Does a Business Credit Card Affect Your Personal Credit Score?
Understand the true impact of your business credit card on your personal credit score. Get clear, nuanced insights.
Understand the true impact of your business credit card on your personal credit score. Get clear, nuanced insights.
A business credit card is a valuable tool for managing company finances and separating business expenses from personal ones. Many entrepreneurs wonder if using such a card influences their personal credit score. The relationship between business credit cards and personal credit is not always straightforward, depending on issuer policies and account management. Understanding these distinctions helps business owners protect their personal financial standing while building their enterprise.
The way business credit card activity is reported to credit bureaus varies significantly among issuers. Some credit card providers report all activity, both positive and negative, to personal credit bureaus, treating the business card similarly to a personal one. This means that consistent, on-time payments and low credit utilization on a business card could potentially contribute to a positive personal credit history. Conversely, late payments or high balances on such cards would negatively affect an individual’s personal credit score.
Other card issuers report only negative information, such as severe delinquencies or defaults, to personal credit bureaus. Under these policies, responsible card usage (on-time payments and low balances) would not appear on personal credit reports. However, any financial mismanagement, such as missed payments, would still impact personal credit. A third category reports solely to business credit bureaus, maintaining a clearer separation between business and personal credit profiles.
Reporting policy depends on the card issuer and product terms. Some major issuers, like Capital One, report all activity to both business and personal credit bureaus, directly influencing personal creditworthiness. Other large banks, such as American Express and Chase, report only negative activity to consumer bureaus. Business owners should confirm an issuer’s reporting practices before applying to understand potential impacts on their personal credit.
A personal guarantee is a contractual agreement required by lenders for small business credit cards. This agreement makes the business owner personally responsible for the debt incurred on the card if the business itself is unable to make payments. This means that even if a business is structured as a limited liability company (LLC) or corporation, which offers protection from personal liability for business debts, the personal guarantee supersedes these protections. The individual who applies for the card and provides the personal guarantee is on the hook for the debt.
Personal guarantees are required because many small businesses, especially new ones, lack established credit or sufficient assets. Lenders mitigate their risk by requiring the business owner to pledge their personal assets as collateral for the business’s debt. This agreement ensures that the issuer has recourse to collect outstanding balances from the individual’s personal funds if the business defaults. The terms of this guarantee are detailed within the card’s terms and conditions.
This personal liability is an important factor in how business debt can ultimately affect personal credit, irrespective of an issuer’s routine reporting practices. Even if an issuer does not regularly report positive account activity to personal credit bureaus, the existence of a personal guarantee means that any failure by the business to repay the debt can lead to severe personal financial consequences.
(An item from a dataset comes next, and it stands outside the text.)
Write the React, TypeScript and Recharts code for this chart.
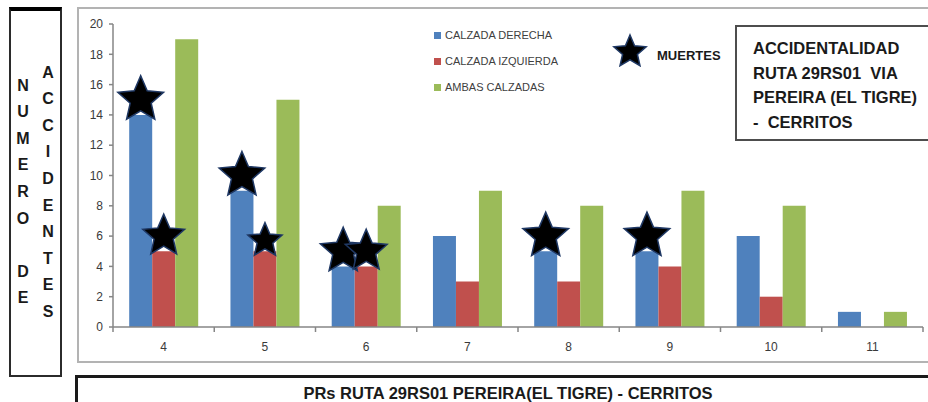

Unpaid business credit card debt entering collections or legal proceedings will be reflected on the guarantor’s personal credit report, damaging scores.
Applying for a business credit card initiates a “hard inquiry” on the applicant’s personal credit report. This occurs because most card issuers assess the business owner’s personal creditworthiness during the application process, particularly for small businesses. A hard inquiry can cause a temporary, minor dip in a personal credit score, by a few points, although scores often rebound within a year. Multiple hard inquiries in a short period, however, could signal a higher risk to lenders and have a more noticeable effect.
A default or severe delinquency on a business credit card, especially if personally guaranteed, will negatively impact the owner’s personal credit score. When a business fails to make payments, the card issuer can report this adverse activity to consumer credit bureaus, leading to a substantial drop in the individual’s score. Negative marks, like late payments, can remain on a credit report for up to seven years, affecting the ability to secure future personal loans, mortgages, or other credit products.
Specific issuer policies can create a direct link between business card activity and personal credit. Some credit card companies consistently report all business card activity, including credit limits, balances, and payment history, to personal credit bureaus. In these cases, even if payments are made on time, high credit utilization on the business card can increase the personal credit utilization ratio, potentially lowering the personal credit score. Maintaining low balances and paying bills promptly is important to mitigate these potential negative effects.